Recently I've been studying a lot of history, and I've often thought about 
how, according to special relativity, you can translate time into space and 
vice versa, and therefore how from a different perspective we can think of 
the past as distant in space rather than time: my childhood being 40 light 
years away, rather than 40 years for instance. I can visualise my own body 
as a sort of long, four dimensional tendril through spacetime, of which I 
only ever see a three-dimensional cross-section. This is the block universe 
idea of course. What occurred to me recently was that the past, in any 
physical theory I know of, is "locked down". There is only a single history 
consistent with the present (ignoring the microscopic ambiguities of 
quantum interference effects), but the present is consistent with multiple 
futures. However, we know that "now" - and therefore the division into past 
and future - is an artifact of mind with no physical reality, a "quale". So 
therefore, if the past is singular, so is the future, and seen from 
"outside", every quantum event, whether "future" or "past" from any 
particular fame of reference, is in fact completely determined in its 
outcome, even though it is also random in the sense there is no way of 
explaining why it is the way it is, beyond the description provided by Born 
rule probabilities. Is that not weird, if not downright absurd? What is 
this "necessity" that dictates that this particular subset of all the 
possible quantum events was selected as the way things are?
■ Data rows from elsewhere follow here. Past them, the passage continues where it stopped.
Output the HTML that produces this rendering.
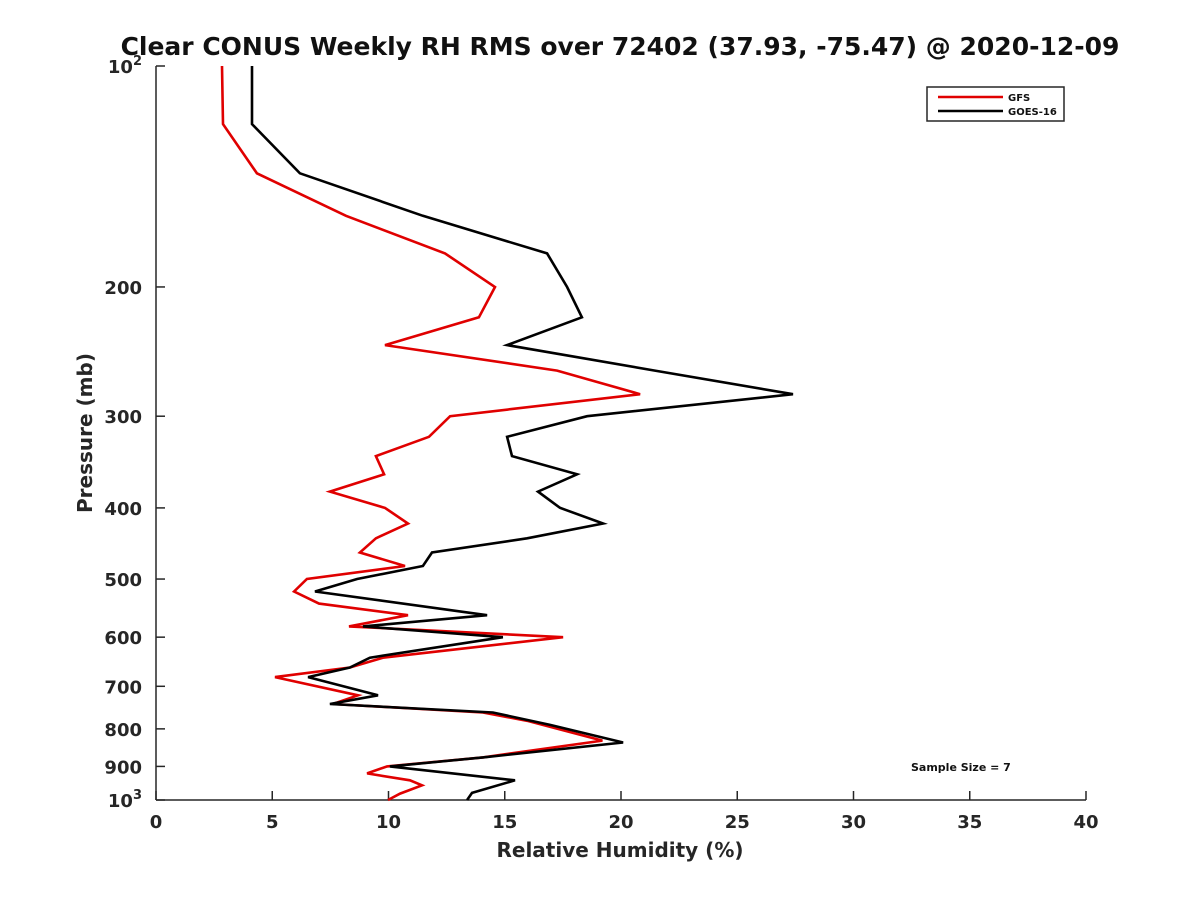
<!DOCTYPE html>
<html><head><meta charset="utf-8"><style>
body{margin:0;background:#fff;}
svg{display:block;font-family:"DejaVu Sans","Liberation Sans",sans-serif;font-weight:bold;}
</style></head><body>
<svg id="chart" width="1200" height="900" viewBox="0 0 1200 900">
<text x="620" y="55" text-anchor="middle" font-size="25" fill="#111">Clear CONUS Weekly RH RMS over 72402 (37.93, -75.47) @ 2020-12-09</text>
<g id="axes"></g>
<g id="series"></g>
<text x="620" y="857" text-anchor="middle" font-size="20" fill="#262626">Relative Humidity (%)</text>
<text transform="translate(92,433) rotate(-90)" text-anchor="middle" font-size="20" fill="#262626">Pressure (mb)</text>
<g>
<rect x="927" y="87" width="137" height="34" fill="#fff" stroke="#262626" stroke-width="1.5"/>
<line x1="938" y1="97" x2="1003" y2="97" stroke="#e00000" stroke-width="2.5"/>
<text x="1008" y="101" font-size="10" fill="#111">GFS</text>
<line x1="938" y1="111" x2="1003" y2="111" stroke="#000" stroke-width="2.5"/>
<text x="1008" y="115" font-size="10" fill="#111">GOES-16</text>
</g>
<text x="911" y="771" font-size="11" fill="#111">Sample Size = 7</text>
</svg>
<script>
const xTicks=[0,5,10,15,20,25,30,35,40];
const yTicks=[100,200,300,400,500,600,700,800,900,1000];
const yTickLabels=["10^2","200","300","400","500","600","700","800","900","10^3"];
const gfsP=[100,120,140,160,180,200,220,240,260,280,300,320,340,360,380,400,420,440,460,480,500,520,540,560,580,600,640,660,680,720,740,760,780,830,875,900,920,940,955,980,1000];
const gfsRH=[2.84,2.88,4.34,8.17,12.43,14.58,13.89,9.85,17.25,20.82,12.65,11.74,9.46,9.81,7.48,9.85,10.84,9.46,8.77,10.71,6.49,5.94,7.01,10.84,8.30,17.51,9.76,8.34,5.12,8.69,7.61,14.06,15.96,19.2,14.06,9.94,9.08,10.92,11.44,10.5,9.98];
const goesP=[100,120,140,160,180,200,220,240,260,280,300,320,340,360,380,400,420,440,460,480,500,520,560,580,600,640,660,680,720,740,760,790,835,875,900,940,978,1000];
const goesRH=[4.13,4.13,6.19,11.48,16.82,17.68,18.32,15.10,21.46,27.40,18.54,15.10,15.31,18.11,16.43,17.38,19.23,15.96,11.87,11.48,8.65,6.84,14.24,8.90,14.92,9.20,8.34,6.54,9.55,7.48,14.49,16.95,20.09,14.06,10.06,15.44,13.59,13.38];

const X0=156,X1=1086,Y0=66,Y1=800;
const xs=v=>X0+(v-0)/(40-0)*(X1-X0);
const ys=p=>Y0+(Math.log10(p)-2)*(Y1-Y0);
const NS="http://www.w3.org/2000/svg";
function mk(tag,attrs,parent){const e=document.createElementNS(NS,tag);for(const k in attrs)e.setAttribute(k,attrs[k]);parent.appendChild(e);return e;}
const axes=document.getElementById('axes');
const ya=mk('line',{x1:X0,y1:Y0,x2:X0,y2:Y1,stroke:'#262626','stroke-width':1.5},axes);


const xa=mk('line',{x1:X0,y1:Y1,x2:X1,y2:Y1,stroke:'#262626','stroke-width':1.5},axes);


xTicks.forEach(t=>{
  const x=xs(t);
  const l=mk('line',{x1:x,y1:Y1,x2:x,y2:Y1-9,stroke:'#262626','stroke-width':1.5},axes);
  
  
  const tx=mk('text',{x:x,y:Y1+28,'text-anchor':'middle','font-size':18,fill:'#262626'},axes);
  tx.textContent=t;
  
  
});
yTicks.forEach((t,i)=>{
  const y=ys(t);
  const l=mk('line',{x1:X0,y1:y,x2:X0+9,y2:y,stroke:'#262626','stroke-width':1.5},axes);
  
  
  const tx=mk('text',{x:X0-14,y:y+7,'text-anchor':'end','font-size':18,fill:'#262626'},axes);
  const lab=yTickLabels[i];
  if(lab.indexOf('^')>=0){
    const parts=lab.split('^');
    const b=mk('tspan',{},tx); b.textContent=parts[0];
    const s=mk('tspan',{dy:-8,'font-size':13},tx); s.textContent=parts[1];
  } else tx.textContent=lab;
  
  
});
const ser=document.getElementById('series');
function drawLine(P,V,color,name){
  const pts=P.map((p,i)=>xs(V[i]).toFixed(1)+','+ys(p).toFixed(1)).join(' ');
  const pl=mk('polyline',{points:pts,fill:'none',stroke:color,'stroke-width':2.6,'stroke-linejoin':'miter'},ser);
  
  
}
drawLine(gfsP,gfsRH,'#e00000','gfs-line');
drawLine(goesP,goesRH,'#000000','goes16-line');
</script>
</body></html>
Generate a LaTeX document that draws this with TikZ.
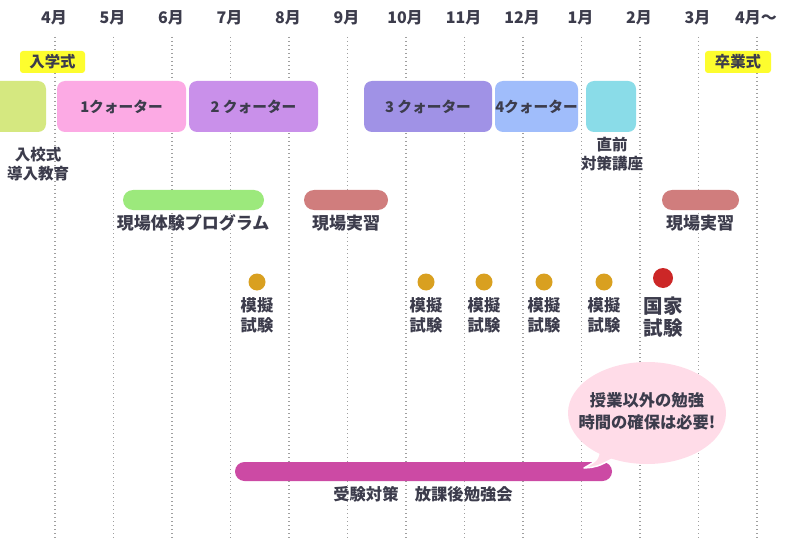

Somehow the 
idea of the future being indeterminate but the past fixed seems palatable 
because it accords with our subjective experience, but really it is 
incoherent as soon as we acknowledge that the past-future distinction is 
not physically meaningful.

Would this mean that if we could run the big bang over again from the same 
initial conditions, it would always go exactly the same way? That is 
absurd, as it would mean there is something prebuilt as it were into the 
laws of physics that dictates that only this particular world history is 
permitted, for no reason at all. But if it could go a different way, that 
is equally absurd because it implies that variance is allowed at the level 
of entire universes, but not at the level of individual quantum events 
within those universes. What can resolve this paradox? Perhaps I'm cheating 
by imagining different possible universes in a universe where only one is 
real and allowed, but who can seriously countenance such a cosmology of 
absurdity where everything "just is"?

Of course if MWI is correct, then the paradox is resolved, because there is 
only a single past in the sense that there is only a single shortest path 
from any limb of a tree to its base, and there is no need for some 
principle of arbitrary necessity to dictate that all quantum events only 
have one possible outcome. For me this is a powerful argument in favour of 
many worlds, yet it's not one I've heard before. Any comments?